Kelly in chilly Indiana
holly boston says
This is such a great website. Thank you for all your hard work. I particularly liked your last post about what you wished you’d known! I’m trying to cook healthier for myself and my fiance. We usually eat lunch together, and I’m trying to homemake everything! It has been a fun adventure. My fiance always tries everything and gives suggestions on what would make the recipes better. We’ve started making our own creamed corn from scratch to put in a scrumptious recipe his grandmother used to make him. It actually tastes better in my opinion. We hope to eat healthy for our entire marriage (however long the LORD gives us), and since we are missionaries, we hope these traits will serve to benefit others. Thanks for all your help!
~Holly Boston
Virginia Tadrzynski says
I love the fact that you incorporate God in all aspects of your newsletter. A lot of the ‘self-help’ forums and ‘health oriented’ newsgroups are all seemingly New Age in thought and function, so you are truly a breath of fresh air.

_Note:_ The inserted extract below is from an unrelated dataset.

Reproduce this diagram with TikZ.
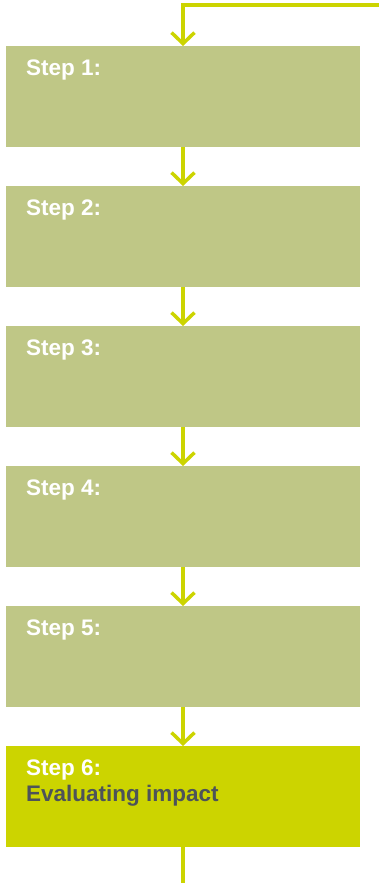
\documentclass[tikz,border=0pt]{standalone}
\usepackage{fontspec}
\setmainfont{Liberation Sans}
\usetikzlibrary{arrows.meta,calc}
\definecolor{stepgreen}{RGB}{191,199,134}
\definecolor{flowyellow}{RGB}{204,212,0}
\definecolor{textgrey}{RGB}{77,83,89}

\tikzset{
    stepbox/.style={fill=stepgreen,draw=none,minimum width=354pt,minimum height=101pt,inner sep=0pt,outer sep=0pt},
    flow/.style={flowyellow,line width=3.5pt,-{Straight Barb[length=11pt,width=23pt,line width=3.5pt]}},
    steplabel/.style={anchor=base west,inner sep=0pt,text=white,font=\bfseries\fontsize{22.5}{26}\selectfont}
}

\begin{document}
\begin{tikzpicture}[x=1pt,y=-1pt]
    \useasboundingbox (0,0) rectangle (379,883);

    % Step boxes
    \foreach \i in {1,...,6}
        \node[stepbox] (s\i) at (183,{96.5+140*(\i-1)}) {};
    \node[stepbox,fill=flowyellow] at (s6) {};

    % Labels
    \foreach \i in {1,...,6}
        \node[steplabel] (l\i) at ($(s\i.north west)+(20,29)$) {Step \i:};
    \node[steplabel,text=textgrey] (title) at ($(l6.base west)+(0,26)$) {Evaluating impact};

    % Flow arrows
    \coordinate (in) at (379,5);
    \coordinate (out) at (183,883);
    \draw[flow] (in) -| (s1.north);
    \foreach \i [evaluate=\i as \j using int(\i+1)] in {1,...,5}
        \draw[flow] (s\i.south) -- (s\j.north);
    \draw[flowyellow,line width=3.5pt] (s6.south) -- (out);
\end{tikzpicture}
\end{document}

Having been brought up in the rural south, veggies were a staple. My mom wasn’t the best cook, but heaven help the kitchen table when my dad’s sisters took to cooking. My best memory is my auntie who had 10 kids of her own, and who, after giving birth to this 10, took in 12 more as foster children. To say her home was always hopping was an understatement. They gardened, raised livestock and did chores and no one ever went without. I remember seeing tray after tray of biscuits on the table and being the ‘odd one out’ (my parent’s only child) I was always added to the pile at this home. To see her give praise to God, to make sure all the kids were in church on Sunday and to see them all washed, pressed, well fed and fussed over was to see God at work. I miss her. What I don’t miss is the knowledge she passed on to me. I can, when I need to, cook for an army, I know how to stretch a pot of stew from the six I wanted to feed to the ten I have to feed. I have also had the privilege of asking God to help me stretch something just a little bit further….something she would have done as well.
Thank you for letting me know that people like my auntie are alive and well and not a thing of the past. Like her, I am sure when your time comes, He will tell you….’well done, good and faithful servant’.